Sócia em Aline de Miranda Valverde Terra Consultoria Jurídica.
[1] THEODORO JÚNIOR, Humberto. Procedimentos especiais. v. II, 50. ed. Rio de Janeiro: Forense, 2016, p. 450.
[2] STJ, 3ª T., RMS 35.481/SP, Rel. Min. Massami Uyeda, Rel. p/ Acórdão Min. Nancy Andrighi, julg. em 28/8/2012.

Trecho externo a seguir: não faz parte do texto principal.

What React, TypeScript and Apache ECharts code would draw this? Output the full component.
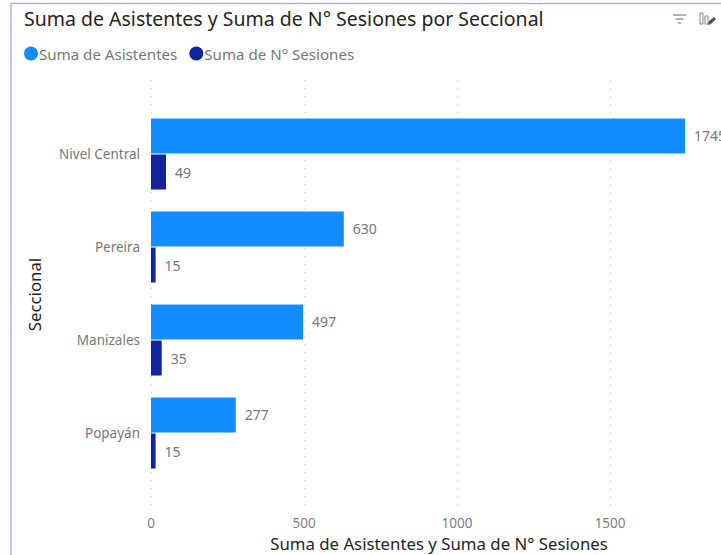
import React, { useEffect, useRef } from "react";
import * as echarts from "echarts";

const categories = ["Nivel Central", "Pereira", "Manizales", "Popayán"];
const asistentes = [1745, 630, 497, 277];
const sesiones = [49, 15, 35, 15];
const FONT = "'Noto Sans', sans-serif";

export default function App() {
  const ref = useRef<HTMLDivElement>(null);
  useEffect(() => {
    const chart = echarts.init(ref.current!, undefined, { renderer: "svg" });
    const border = "#9dbde0";
    const iconStroke = { stroke: "#666", lineWidth: 1 };
    chart.setOption({
      animation: false,
      backgroundColor: "#fff",
      textStyle: { fontFamily: FONT },
      title: {
        text: "Suma de Asistentes y Suma de N° Sesiones por Seccional",
        left: 24,
        top: 8,
        padding: 0,
        textStyle: { fontFamily: FONT, fontSize: 19.5, fontWeight: "normal", color: "#252423" },
      },
      legend: {
        left: 24,
        top: 46,
        padding: 0,
        icon: "circle",
        itemWidth: 14,
        itemHeight: 14,
        itemGap: 12,
        textStyle: { fontFamily: FONT, fontSize: 15.1, color: "#777", padding: [0, 0, 0, -4] },
        data: ["Suma de Asistentes", "Suma de N° Sesiones"],
      },
      grid: [
        { left: 151, top: 107.5, width: 576, height: 372, outerBoundsMode: "none" },
        { left: 151, top: 80, width: 576, height: 429, outerBoundsMode: "none" },
      ],
      xAxis: [
        { type: "value", gridIndex: 0, min: 0, max: 1882, interval: 500, show: false },
        {
          type: "value",
          gridIndex: 1,
          min: 0,
          max: 1882,
          interval: 500,
          axisLine: { show: false },
          axisTick: { show: false },
          axisLabel: {
            showMaxLabel: false,
            color: "#808080",
            fontSize: 13.5,
            margin: 7,
            fontFamily: FONT,
            formatter: (v: number) => String(v),
          },
          splitLine: { show: true, lineStyle: { color: "#c8c8c8", width: 1, type: [1, 7] } },
          name: "Suma de Asistentes y Suma de N° Sesiones",
          nameLocation: "middle",
          nameGap: 26,
          nameTextStyle: { color: "#252423", fontSize: 16.8, fontFamily: FONT },
        },
      ],
      yAxis: [
        {
          type: "category",
          gridIndex: 0,
          data: categories,
          inverse: true,
          axisLine: { show: false },
          axisTick: { show: false },
          axisLabel: { color: "#777", fontSize: 13.5, margin: 11, fontFamily: FONT },
        },
        {
          type: "category",
          gridIndex: 1,
          data: categories,
          inverse: true,
          axisLine: { show: false },
          axisTick: { show: false },
          axisLabel: { show: false },
          name: "Seccional",
          nameLocation: "middle",
          nameGap: 108,
          nameTextStyle: { color: "#252423", fontSize: 16.8, fontFamily: FONT },
        },
      ],
      series: [
        {
          name: "Suma de Asistentes",
          type: "bar",
          xAxisIndex: 0,
          yAxisIndex: 0,
          data: asistentes,
          barWidth: 35,
          barGap: "3%",
          itemStyle: { color: "#118DFF" },
          label: { show: true, position: "right", distance: 9, color: "#777", fontSize: 14, fontFamily: FONT },
        },
        {
          name: "Suma de N° Sesiones",
          type: "bar",
          xAxisIndex: 0,
          yAxisIndex: 0,
          data: sesiones,
          barWidth: 35,
          barGap: "3%",
          itemStyle: { color: "#12239E" },
          label: { show: true, position: "right", distance: 9, color: "#777", fontSize: 14, fontFamily: FONT },
        },
      ],
      graphic: [
        { type: "line", silent: true, shape: { x1: 11, y1: 3.5, x2: 721, y2: 3.5 }, style: { stroke: border, lineWidth: 1.5 } },
        { type: "line", silent: true, shape: { x1: 11, y1: 3, x2: 11, y2: 555 }, style: { stroke: border, lineWidth: 1.5 } },
        { type: "line", silent: true, shape: { x1: 673, y1: 15, x2: 686, y2: 15 }, style: iconStroke },
        { type: "line", silent: true, shape: { x1: 675.5, y1: 19, x2: 683.5, y2: 19 }, style: iconStroke },
        { type: "line", silent: true, shape: { x1: 678, y1: 23, x2: 681, y2: 23 }, style: iconStroke },
        { type: "rect", silent: true, shape: { x: 700, y: 13, width: 3, height: 11 }, style: { fill: "none", stroke: "#888", lineWidth: 1 } },
        { type: "rect", silent: true, shape: { x: 705, y: 16, width: 3, height: 8 }, style: { fill: "none", stroke: "#888", lineWidth: 1 } },
        { type: "polygon", silent: true, shape: { points: [[708, 25], [709, 21], [714, 17], [716, 19], [711, 24]] }, style: { fill: "#555" } },
      ],
    });
    return () => chart.dispose();
  }, []);
  return <div ref={ref} style={{ position: "absolute", left: 0, top: 0, width: 721, height: 555 }} />;
}
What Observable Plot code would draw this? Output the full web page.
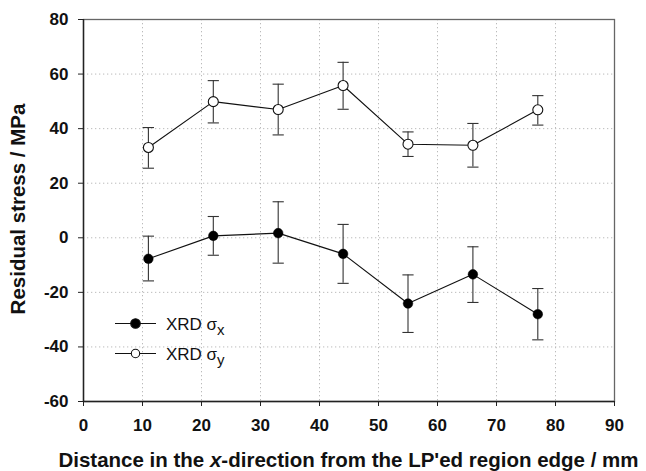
<!DOCTYPE html>
<html>
<head>
<meta charset="utf-8">
<script src="https://cdn.jsdelivr.net/npm/d3@7"></script>
<script src="https://cdn.jsdelivr.net/npm/@observablehq/plot@0.6"></script>
<style>
  body { margin: 0; background: white; }
</style>
</head>
<body>
<div id="chart"></div>
<script>
// Data
const distances = [11, 22, 33, 44, 55, 66, 77];
const sigmaX     = [-7.7, 0.7, 1.7, -5.9, -24.1, -13.4, -28.0];
const sigmaXLow  = [-15.8, -6.4, -9.3, -16.7, -34.7, -23.7, -37.4];
const sigmaXHigh = [0.6, 7.8, 13.2, 4.9, -13.6, -3.3, -18.6];
const sigmaY     = [33.1, 49.9, 47.0, 55.8, 34.3, 33.9, 46.9];
const sigmaYLow  = [25.5, 42.1, 37.7, 47.1, 29.8, 25.9, 41.3];
const sigmaYHigh = [40.4, 57.6, 56.3, 64.3, 38.8, 41.9, 52.1];
const xTicks = [0, 10, 20, 30, 40, 50, 60, 70, 80, 90];
const yTicks = [-60, -40, -20, 0, 20, 40, 60, 80];
const seriesNames = ["XRD σ", "XRD σ"];
const seriesSubs = ["x", "y"];
const xTitleParts = ["Distance in the ", "x", "-direction from the LP'ed region edge / mm"];
const yTitle = "Residual stress / MPa";

const rowsX = distances.map((d, i) => ({x: d, y: sigmaX[i], lo: sigmaXLow[i], hi: sigmaXHigh[i]}));
const rowsY = distances.map((d, i) => ({x: d, y: sigmaY[i], lo: sigmaYLow[i], hi: sigmaYHigh[i]}));

const FONT = "'Liberation Sans', Arial, Helvetica, sans-serif";
const capSymbol = { draw(ctx) { ctx.moveTo(-5.6, 0); ctx.lineTo(5.6, 0); } };
const errColor = "#333";

function errMarks(rows) {
  return [
    Plot.ruleX(rows, {x: "x", y1: "lo", y2: "hi", stroke: errColor, strokeWidth: 1.1}),
    Plot.dot(rows, {x: "x", y: "lo", symbol: capSymbol, stroke: errColor, fill: "none", strokeWidth: 1.1}),
    Plot.dot(rows, {x: "x", y: "hi", symbol: capSymbol, stroke: errColor, fill: "none", strokeWidth: 1.1})
  ];
}

const chart = Plot.plot({
  width: 646,
  height: 471,
  marginLeft: 83,
  marginRight: 32,
  marginTop: 19,
  marginBottom: 70,
  style: {fontFamily: FONT, background: "white", overflow: "visible"},
  x: {domain: [0, 90]},
  y: {domain: [-60, 80]},
  marks: [
    Plot.gridX(xTicks.slice(1, -1), {stroke: "#bbb", strokeOpacity: 1, strokeDasharray: "1.3,2.7"}),
    Plot.gridY(yTicks.slice(1, -1), {stroke: "#bbb", strokeOpacity: 1, strokeDasharray: "1.3,2.7"}),
    Plot.frame({stroke: "#666", strokeWidth: 1.3}),
    Plot.ruleX([0], {stroke: "#222", strokeWidth: 1.4}),
    Plot.ruleY([-60], {stroke: "#222", strokeWidth: 1.4}),
    Plot.axisX({ticks: xTicks, tickSize: 5, tickPadding: 12, tickFormat: d => String(d),
      fontSize: 17, fontWeight: "bold", fill: "#111", stroke: "#222", label: null}),
    Plot.axisY({ticks: yTicks, tickSize: 5, tickPadding: 10, tickFormat: d => String(d),
      fontSize: 17, fontWeight: "bold", fill: "#111", stroke: "#222", label: null}),
    ...errMarks(rowsY),
    ...errMarks(rowsX),
    Plot.line(rowsY, {x: "x", y: "y", stroke: "#111", strokeWidth: 1.1}),
    Plot.line(rowsX, {x: "x", y: "y", stroke: "#111", strokeWidth: 1.1}),
    Plot.dot(rowsY, {x: "x", y: "y", r: 5, fill: "white", stroke: "#111", strokeWidth: 1.1}),
    Plot.dot(rowsX, {x: "x", y: "y", r: 4.8, fill: "#000", stroke: "#000", strokeWidth: 0.5})
  ]
});

document.getElementById("chart").appendChild(chart);

// Post-render additions: legend and axis titles with mixed styles
const svg = d3.select(chart);
const legendY = [323.5, 353.5];
const legendFill = ["#000", "white"];
const legendR = [4.8, 4.2];
legendY.forEach((ly, i) => {
  const g = svg.append("g");
  g.append("line").attr("x1", 115).attr("x2", 156).attr("y1", ly).attr("y2", ly)
    .attr("stroke", "#111").attr("stroke-width", 1.1);
  g.append("circle").attr("cx", 135.5).attr("cy", ly).attr("r", legendR[i])
    .attr("fill", legendFill[i]).attr("stroke", "#111").attr("stroke-width", 1.1);
  const t = g.append("text").attr("x", 166).attr("y", ly + 6)
    .attr("text-anchor", "start")
    .attr("font-family", FONT).attr("font-size", 17).attr("fill", "#111");
  t.append("tspan").text(seriesNames[i]);
  t.append("tspan").attr("dy", 5).attr("font-size", 15).text(seriesSubs[i]);
});

const xt = svg.append("text").attr("x", 348.5).attr("y", 467)
  .attr("text-anchor", "middle").attr("font-family", FONT)
  .attr("font-size", 20.5).attr("font-weight", "bold").attr("fill", "#111");
xt.append("tspan").text(xTitleParts[0]);
xt.append("tspan").attr("font-style", "italic").text(xTitleParts[1]);
xt.append("tspan").text(xTitleParts[2]);

svg.append("text").attr("transform", "translate(25,209) rotate(-90)")
  .attr("text-anchor", "middle").attr("font-family", FONT)
  .attr("font-size", 20.5).attr("font-weight", "bold").attr("fill", "#111")
  .text(yTitle);
</script>
</body>
</html>
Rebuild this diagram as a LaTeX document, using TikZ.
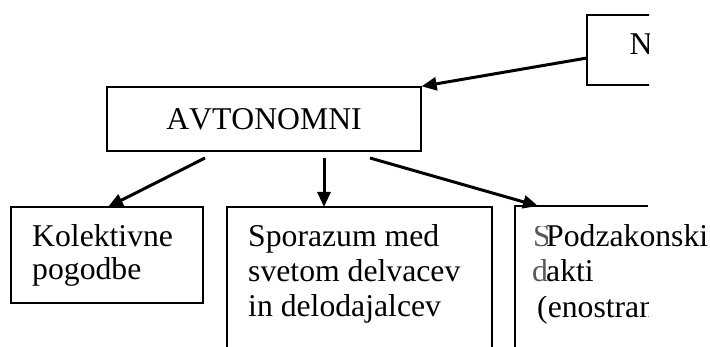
\documentclass[tikz,border=0pt]{standalone}
\usepackage{fontspec}
\setmainfont{Liberation Serif}[Kerning=Off]
\usetikzlibrary{arrows.meta}
\begin{document}
\begin{tikzpicture}[x=1pt,y=1pt,
  boxline/.style={line width=1.3pt},
  conn/.style={line width=3pt,-{Triangle[length=15pt,width=13pt]}},
  txt/.style={anchor=base west,inner sep=0pt,font=\fontsize{31.7}{35}\selectfont},
  lowtxt/.style={txt,text=black!65}]
\useasboundingbox (0,0) rectangle (710,347);
% AVTONOMNI box
\node[draw,boxline,minimum width=314pt,minimum height=64pt,inner sep=0pt,
      font=\fontsize{31.7}{35}\selectfont] (avt) at (264,228) {AVTONOMNI};
% N box (clipped)
\begin{scope}
  \clip (560,0) rectangle (649,347);
  \draw[boxline] (660,332) -- (587,332) -- (587,262) -- (660,262);
  \node[txt] (ntxt) at (629.5,292) {N};
\end{scope}
\coordinate (nw) at (587,289);
% Kolektivne box
\node[draw,boxline,minimum width=192pt,minimum height=96pt,inner sep=0pt] (kol) at (107,92) {};
\node[txt] (k1) at (32,100) {Kolektivne};
\node[txt] (k2) at (32,67) {pogodbe};
% Sporazum box (open at bottom)
\draw[boxline] (227,-5) -- (227,140) -- (492,140) -- (492,-5);
\coordinate (spotop) at (324,140);
\node[txt] (s1) at (248,100) {Sporazum med};
\node[txt] (s2) at (248,65) {svetom delvacev};
\node[txt] (s3) at (248,30) {in delodajalcev};
% Podzakonski box (clipped)
\draw[boxline] (515,-5) -- (515,141) -- (648,141);
\coordinate (podtop) at (538,141);
\begin{scope}
  \clip (530,0) rectangle (547,120);
  \node[lowtxt] (p0) at (533,100) {S};
  \node[lowtxt] (d0) at (532,65) {d};
\end{scope}
\node[txt] (p1) at (546,100) {Podzakonski};
\node[txt] (p2) at (546,65) {akti};
\begin{scope}
  \clip (530,0) rectangle (648,50);
  \node[txt] (p3) at (537,29) {(enostranski};
\end{scope}
% connectors
\coordinate (a2s) at (205,189);
\coordinate (a3s) at (324,189);
\coordinate (a4s) at (370,189);
\coordinate (koltop) at (108,140);
\draw[conn] (nw) -- (avt.north east);
\draw[conn] (a2s) -- (koltop);
\draw[conn] (a3s) -- (spotop);
\draw[conn] (a4s) -- (podtop);
\end{tikzpicture}
\end{document}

[3] É possível o protesto contra a alienação mesmo tratando-se de bem de família. A propósito, confira-se: “Em relação ao bem de família, o protesto contra alienação de bens não possui o objetivo de obstar ou anular o negócio jurídico de venda do imóvel impenhorável, mas somente de informar terceiros de boa-fé a respeito da pretensão do credor de penhora do bem, na hipótese de afastamento da proteção conferida pela Lei n. 8.009/1990. Assim, estão presentes os pressupostos para o protesto contra a alienação de bens, tendo em vista que a publicidade da pretensão é essencial para proteção de terceiros de boa-fé e preservação do direito do executante de futura constrição do imóvel, no caso da perda da qualidade de bem de família” (STJ, 4ª T., REsp. 1.236.057/SP, Rel. Min. Antônio Carlos Ferreira, julg. em 6/4/2021).
[4] A respeito da distinção entre conhecimento efetivo e conhecimento reputado a partir dos mecanismos de publicidade, confira-se: MAIA, Roberta Mauro Medina. Teoria geral dos direitos reais. São Paulo: Revista dos Tribunais, 2013, p. 210, et. seq.